Monday, March 13, 2006

Google Mars

If discovering impact craters with Google Earth isn't enough for your inner scientist, maybe it's time to try Google Mars: the guys at Mountain View just launched a new tool meant to be a window on the Red Planet.

The usual markers are organized into categories: Regions, Spacecrafts (it's a dump, down there!), Stories, Mountains, Canyons, Dunes, Plains, Ridges, Craters.

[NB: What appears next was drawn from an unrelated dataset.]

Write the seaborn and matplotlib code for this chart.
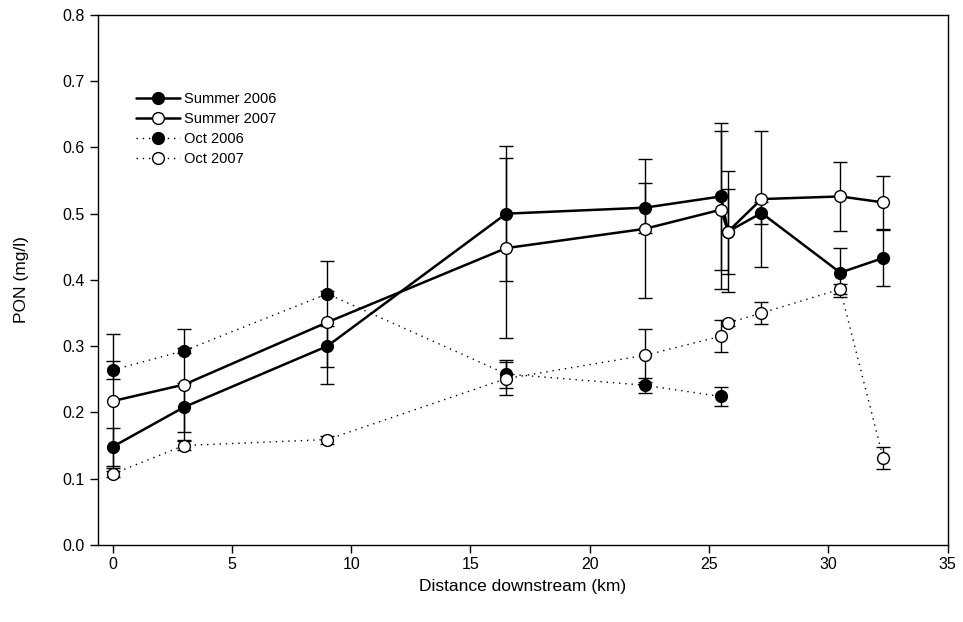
import matplotlib
matplotlib.use("Agg")
import matplotlib.pyplot as plt
import seaborn as sns
import pandas as pd
import numpy as np

# ---- data ----
x_summer = [0, 3, 9, 16.5, 22.3, 25.5, 25.8, 27.2, 30.5, 32.3]
s2006_y = [0.148, 0.208, 0.300, 0.500, 0.509, 0.526, 0.473, 0.501, 0.411, 0.433]
s2006_err = [0.029, 0.037, 0.031, 0.102, 0.038, 0.111, 0.064, 0.016, 0.037, 0.042]
s2007_y = [0.217, 0.242, 0.336, 0.448, 0.477, 0.506, 0.473, 0.522, 0.526, 0.517]
s2007_err = [0.101, 0.084, 0.093, 0.136, 0.105, 0.119, 0.092, 0.103, 0.052, 0.040]

x_oct06 = [0, 3, 9, 16.5, 22.3, 25.5]
o2006_y = [0.264, 0.293, 0.379, 0.258, 0.241, 0.224]
o2006_err = [0.013, 0.004, 0.004, 0.021, 0.011, 0.014]

x_oct07 = [0, 3, 9, 16.5, 22.3, 25.5, 25.8, 27.2, 30.5, 32.3]
o2007_y = [0.107, 0.150, 0.159, 0.251, 0.286, 0.315, 0.335, 0.350, 0.386, 0.131]
o2007_err = [0.005, 0.007, 0.006, 0.025, 0.040, 0.024, 0.004, 0.016, 0.008, 0.017]

x_ticks = [0, 5, 10, 15, 20, 25, 30, 35]
y_ticks = [0.0, 0.1, 0.2, 0.3, 0.4, 0.5, 0.6, 0.7, 0.8]

sns.set_theme(style="ticks")
plt.rcParams['font.family'] = ['Liberation Sans', 'DejaVu Sans']
plt.rcParams['text.color'] = 'black'
plt.rcParams['axes.labelcolor'] = 'black'
plt.rcParams['xtick.color'] = 'black'
plt.rcParams['ytick.color'] = 'black'

fig = plt.figure(figsize=(9.63, 6.22), dpi=100)
ax = fig.add_axes([0.102, 0.124, 0.882, 0.852])

series = [
    ("Summer 2006", x_summer, s2006_y, s2006_err, "black", "-", 1.8),
    ("Summer 2007", x_summer, s2007_y, s2007_err, "white", "-", 1.8),
    ("Oct 2006", x_oct06, o2006_y, o2006_err, "black", (0, (1, 3.5)), 1.0),
    ("Oct 2007", x_oct07, o2007_y, o2007_err, "white", (0, (1, 3.5)), 1.0),
]

for label, xs, ys, es, face, ls, lw in series:
    ax.errorbar(xs, ys, yerr=es, fmt='none', ecolor='black', elinewidth=1.0,
                capsize=5, capthick=1.0, zorder=2)
    df = pd.DataFrame({"x": xs, "y": ys})
    sns.lineplot(data=df, x="x", y="y", ax=ax, estimator=None, sort=False,
                 color="black", linestyle=ls, linewidth=lw, marker="o",
                 markersize=8.5, markerfacecolor=face, markeredgecolor="black",
                 markeredgewidth=1.0, label=label, zorder=3)

ax.set_xlim(-0.6, 35)
ax.set_ylim(0, 0.8)
ax.set_xticks(x_ticks)
ax.set_yticks(y_ticks)
ax.set_yticklabels([f"{v:.1f}" for v in y_ticks])
ax.tick_params(axis='both', which='both', direction='out', length=6, width=1,
               labelsize=11.5, top=False, right=False, colors='black', pad=4)
ax.tick_params(axis='x', pad=3)
for sp in ax.spines.values():
    sp.set_visible(True)
    sp.set_color('black')
    sp.set_linewidth(1.0)

ax.set_xlabel("Distance downstream (km)", fontsize=12.5, labelpad=5, color='black')
ax.set_ylabel("PON (mg/l)", fontsize=12.5, labelpad=24, color='black')

leg = ax.legend(loc="upper left", bbox_to_anchor=(0.038, 0.865), frameon=False,
                fontsize=10.5, handlelength=3.0, labelspacing=0.4,
                handletextpad=0.3, borderaxespad=0, labelcolor='black')

fig.savefig("out.png", dpi=100)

The Planet can be explored in three modes: Elevation (a shaded relief map, generated with data from the Mars Orbiter Laser Altimeter (MOLA) on NASA's Mars Global Surveyor spacecraft. This map is color-coded by altitude, so you can use the color key at the lower left to estimate elevations), Visible (a mosaic of images taken by the Mars Orbiter Camera (MOC) on NASA's Mars Global Surveyor spacecraft. MOC is like the digital camera you have at home. Basically, this is what your eyes would see if you were in orbit around Mars) and Infrared (a mosaic of infrared images taken by the Thermal Emission Imaging System (THEMIS) on NASA's Mars Odyssey spacecraft. Warmer areas appear brighter, and colder areas are darker. Clouds and dust in the atmosphere are transparent in the infrared, making this the sharpest global map of Mars that's ever been made).

P.S.: currently, the Google Earth client doesn't support it.